Persian Furniture: History & Styles

Instructor: David Juliao

David has a bachelor's degree in architecture, has done research in architecture, arts and design and has worked in the field for several years.

In this lesson, learn about beautiful Persian furniture. Explore its history and main characteristics, including materials, techniques, and ornamentation. Also, discover outstanding furniture types like the Persian carpets, lattices, and more.


Persia was the cradle of beautiful and elaborate artistic creations. Its important position on ancient trade routes allowed for foreign influences to arrive but also for Persian items to delight other regions of the world. Even today, we often think of Persia as exotic, mysterious, and captivating.

Persia is a historical region that covers modern-day Iran and parts of the neighboring countries. In antiquity, the mighty Persian Empire expanded from the borders of India all the way to the Mediterranean coasts.

During the 7th century CE, Persia was among the first regions to convert to Islam. Religion has had a strong influence on art and design ever since. Indian and Chinese influences were also adopted throughout the centuries, especially during the Mongol invasion in the 13th century. For centuries, Persia flourished as an independent nation, and in the early 20th century, Iran was established.

In art history and design, Persian furniture usually includes the different pieces created in the area since the Middle Ages. These objects developed with similar characteristics and thus are often studied together.

Modern Iranian furniture still incorporates many traditional elements. However, the traditional craftsmanship has been gradually replaced by foreign mass-produced items.

The Style of Persian Furniture

Persian furniture stood out for its rich ornamentation, although rooms usually had few pieces of furniture. It was common to have low sofas or even just cushions directly on the floor for sitting. Therefore, tables were often low as well. Furniture was expensive, so chairs were mostly reserved for wealthy families and royalty, and they were usually used for receiving important visitors.

Ebony chair with ivory inlays, early 19th century
Ebony chair with ivory inlays

Furniture and interior design were closely related, and some architectonic elements had specific functions that we commonly associate with furniture pieces. For example, in the dining area, the floor of the central part was sometimes lower, making the cushions be at a higher level and increasing comfort. Window lattices had a similar use to that of modern window shades.

Decorative Motifs

The decoration was heavily influenced by Islam, and most pieces featured non-figurative motifs, common in Islamic arts. These include complex geometric patterns, stylized flowers and leaves known as arabesques, and stylized calligraphic texts - usually with fragments from the Quran.

Unlike other Islamic cultures, Persia was more open towards figurative representations. In Persian arts and furniture, we sometimes find pieces decorated with animal and even human forms, usually representing historical events.

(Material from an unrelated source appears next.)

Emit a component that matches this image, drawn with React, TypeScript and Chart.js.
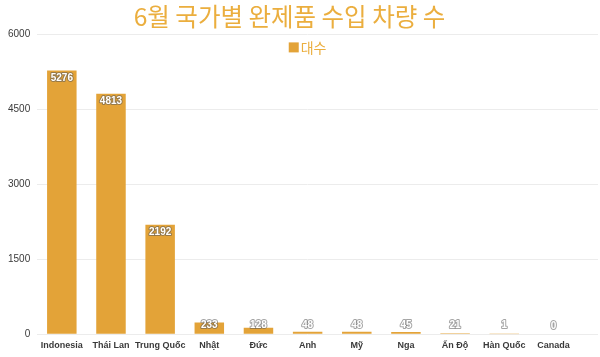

In religious art, however, human representations remain completely absent.

Despite the elaborate ornamentation, Persian furniture was balanced, with carefully studied proportions and symmetric designs.

Wooden Furniture

Wooden boxes for storing jewelry and manuscripts were valuable items among wealthy families. The boxes were usually lacquered and had a dense decoration of non-figurative motifs and, sometimes, representations of historical events.

Wooden box decorated with gold and watercolors of battle scenes, late 18th century
Wooden box

Local woods were limited due to the arid climate and scarce vegetation, so most of it was imported. Brown woods were commonly used, especially teak. Sometimes, ebony was used for very special pieces.

The use of inlays was a common technique for decoration. It consisted of carving decorative motifs on wood and then filling the space by inserting small pieces of different materials, usually ivory or pearl. This technique was probably learned from India.


Lamps were another important object. These pieces were usually made out of glass and bronze or brass and the exterior was finished with enamel or golden elements. The decorative motifs were mostly non-figurative and the entire surface was often covered with arabesques with a calligraphic text on the middle. Other important metalwork items were incense lamps, boxes, and vases.

Lamp decorated with enamel and gold, 14th century
Persian lamp

Persian Carpets

Persian carpets or rugs are among the most distinctive type of Persian furniture. Even today, they are cherished objects and are mentioned in the Quran as a furniture element of Paradise. Carpets vary in size and function: some are created for decoration while others are used for praying.